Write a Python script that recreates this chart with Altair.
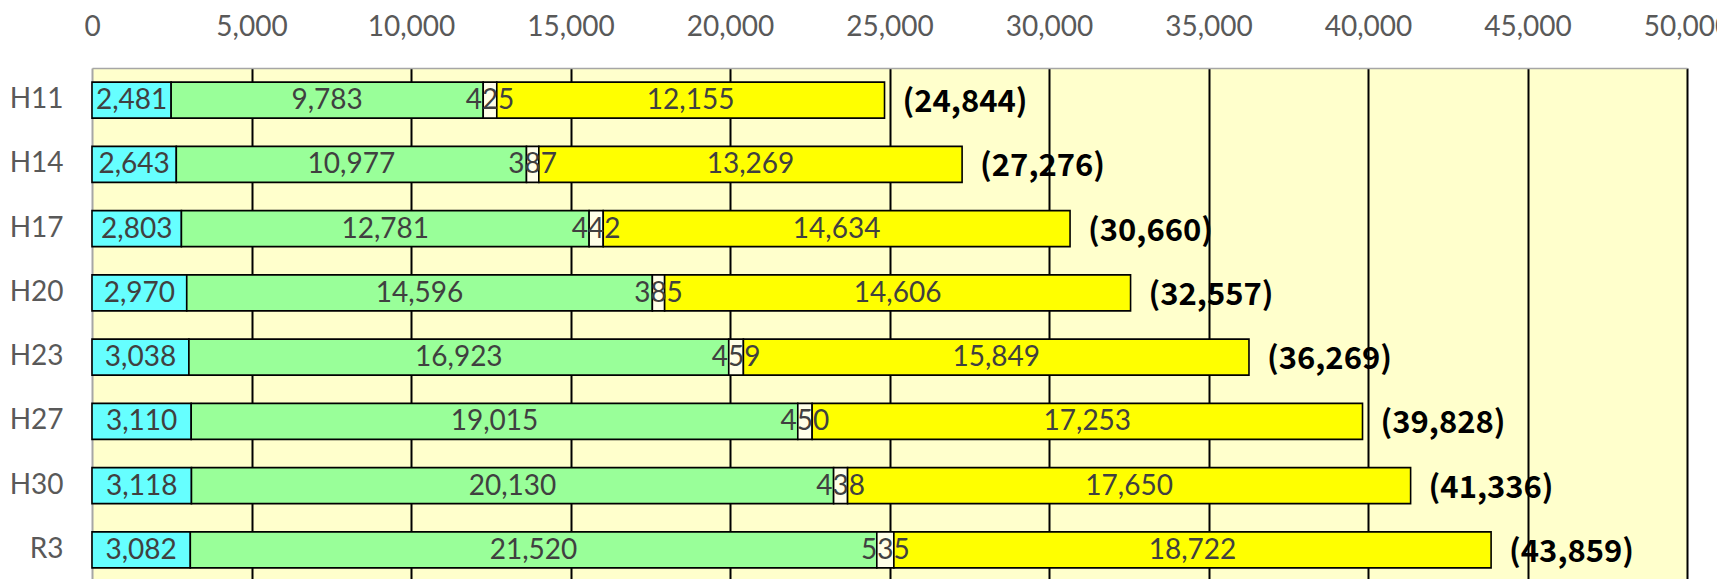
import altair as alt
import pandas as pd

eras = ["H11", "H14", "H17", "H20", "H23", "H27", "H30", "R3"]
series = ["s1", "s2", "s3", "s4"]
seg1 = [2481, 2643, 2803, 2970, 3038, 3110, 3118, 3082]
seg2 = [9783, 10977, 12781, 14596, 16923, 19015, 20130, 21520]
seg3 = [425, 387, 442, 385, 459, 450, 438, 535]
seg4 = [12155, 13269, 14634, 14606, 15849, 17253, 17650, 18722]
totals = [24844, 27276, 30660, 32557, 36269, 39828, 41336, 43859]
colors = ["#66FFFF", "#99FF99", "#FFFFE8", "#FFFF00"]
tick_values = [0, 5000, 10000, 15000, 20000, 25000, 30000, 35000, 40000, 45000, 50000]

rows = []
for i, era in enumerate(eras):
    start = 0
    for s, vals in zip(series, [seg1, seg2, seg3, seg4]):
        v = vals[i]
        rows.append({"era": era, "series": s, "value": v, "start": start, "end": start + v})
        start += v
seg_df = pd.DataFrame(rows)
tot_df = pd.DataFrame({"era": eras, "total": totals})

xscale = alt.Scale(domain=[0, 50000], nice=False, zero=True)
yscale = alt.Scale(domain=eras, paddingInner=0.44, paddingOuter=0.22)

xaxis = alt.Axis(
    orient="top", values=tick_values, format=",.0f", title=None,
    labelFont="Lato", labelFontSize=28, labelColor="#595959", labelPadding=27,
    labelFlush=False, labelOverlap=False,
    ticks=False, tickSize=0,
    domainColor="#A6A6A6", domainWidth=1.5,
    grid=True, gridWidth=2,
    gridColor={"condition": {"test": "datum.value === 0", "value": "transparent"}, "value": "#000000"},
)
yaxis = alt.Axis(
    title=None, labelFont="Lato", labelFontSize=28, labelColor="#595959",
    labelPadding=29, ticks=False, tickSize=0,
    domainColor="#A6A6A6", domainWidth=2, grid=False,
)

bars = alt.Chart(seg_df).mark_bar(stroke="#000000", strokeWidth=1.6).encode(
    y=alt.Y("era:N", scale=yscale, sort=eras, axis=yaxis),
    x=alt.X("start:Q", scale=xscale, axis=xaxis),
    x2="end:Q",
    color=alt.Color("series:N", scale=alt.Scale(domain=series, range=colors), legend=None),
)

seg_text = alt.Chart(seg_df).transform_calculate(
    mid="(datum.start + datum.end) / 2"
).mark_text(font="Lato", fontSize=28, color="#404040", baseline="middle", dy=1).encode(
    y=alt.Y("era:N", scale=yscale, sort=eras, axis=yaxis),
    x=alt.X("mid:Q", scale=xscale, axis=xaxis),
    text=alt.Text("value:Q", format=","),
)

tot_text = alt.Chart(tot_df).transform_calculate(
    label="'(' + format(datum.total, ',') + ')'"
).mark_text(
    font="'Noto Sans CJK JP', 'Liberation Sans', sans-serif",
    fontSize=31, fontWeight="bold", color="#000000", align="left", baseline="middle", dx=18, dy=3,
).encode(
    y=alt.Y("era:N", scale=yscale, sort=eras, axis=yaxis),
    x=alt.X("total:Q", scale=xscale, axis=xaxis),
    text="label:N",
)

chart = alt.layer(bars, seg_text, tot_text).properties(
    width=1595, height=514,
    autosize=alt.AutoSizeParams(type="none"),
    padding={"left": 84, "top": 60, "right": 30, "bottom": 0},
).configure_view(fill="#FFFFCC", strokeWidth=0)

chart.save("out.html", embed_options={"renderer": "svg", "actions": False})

Exercise instructions: Without including any picture, repeat the data exactly.

Correct answer:
Write a Python script that recreates this chart with Altair.
import altair as alt
import pandas as pd

eras = ["H11", "H14", "H17", "H20", "H23", "H27", "H30", "R3"]
series = ["s1", "s2", "s3", "s4"]
seg1 = [2481, 2643, 2803, 2970, 3038, 3110, 3118, 3082]
seg2 = [9783, 10977, 12781, 14596, 16923, 19015, 20130, 21520]
seg3 = [425, 387, 442, 385, 459, 450, 438, 535]
seg4 = [12155, 13269, 14634, 14606, 15849, 17253, 17650, 18722]
totals = [24844, 27276, 30660, 32557, 36269, 39828, 41336, 43859]
colors = ["#66FFFF", "#99FF99", "#FFFFE8", "#FFFF00"]
tick_values = [0, 5000, 10000, 15000, 20000, 25000, 30000, 35000, 40000, 45000, 50000]

rows = []
for i, era in enumerate(eras):
    start = 0
    for s, vals in zip(series, [seg1, seg2, seg3, seg4]):
        v = vals[i]
        rows.append({"era": era, "series": s, "value": v, "start": start, "end": start + v})
        start += v
seg_df = pd.DataFrame(rows)
tot_df = pd.DataFrame({"era": eras, "total": totals})

xscale = alt.Scale(domain=[0, 50000], nice=False, zero=True)
yscale = alt.Scale(domain=eras, paddingInner=0.44, paddingOuter=0.22)

xaxis = alt.Axis(
    orient="top", values=tick_values, format=",.0f", title=None,
    labelFont="Lato", labelFontSize=28, labelColor="#595959", labelPadding=27,
    labelFlush=False, labelOverlap=False,
    ticks=False, tickSize=0,
    domainColor="#A6A6A6", domainWidth=1.5,
    grid=True, gridWidth=2,
    gridColor={"condition": {"test": "datum.value === 0", "value": "transparent"}, "value": "#000000"},
)
yaxis = alt.Axis(
    title=None, labelFont="Lato", labelFontSize=28, labelColor="#595959",
    labelPadding=29, ticks=False, tickSize=0,
    domainColor="#A6A6A6", domainWidth=2, grid=False,
)

bars = alt.Chart(seg_df).mark_bar(stroke="#000000", strokeWidth=1.6).encode(
    y=alt.Y("era:N", scale=yscale, sort=eras, axis=yaxis),
    x=alt.X("start:Q", scale=xscale, axis=xaxis),
    x2="end:Q",
    color=alt.Color("series:N", scale=alt.Scale(domain=series, range=colors), legend=None),
)

seg_text = alt.Chart(seg_df).transform_calculate(
    mid="(datum.start + datum.end) / 2"
).mark_text(font="Lato", fontSize=28, color="#404040", baseline="middle", dy=1).encode(
    y=alt.Y("era:N", scale=yscale, sort=eras, axis=yaxis),
    x=alt.X("mid:Q", scale=xscale, axis=xaxis),
    text=alt.Text("value:Q", format=","),
)

tot_text = alt.Chart(tot_df).transform_calculate(
    label="'(' + format(datum.total, ',') + ')'"
).mark_text(
    font="'Noto Sans CJK JP', 'Liberation Sans', sans-serif",
    fontSize=31, fontWeight="bold", color="#000000", align="left", baseline="middle", dx=18, dy=3,
).encode(
    y=alt.Y("era:N", scale=yscale, sort=eras, axis=yaxis),
    x=alt.X("total:Q", scale=xscale, axis=xaxis),
    text="label:N",
)

chart = alt.layer(bars, seg_text, tot_text).properties(
    width=1595, height=514,
    autosize=alt.AutoSizeParams(type="none"),
    padding={"left": 84, "top": 60, "right": 30, "bottom": 0},
).configure_view(fill="#FFFFCC", strokeWidth=0)

chart.save("out.html", embed_options={"renderer": "svg", "actions": False})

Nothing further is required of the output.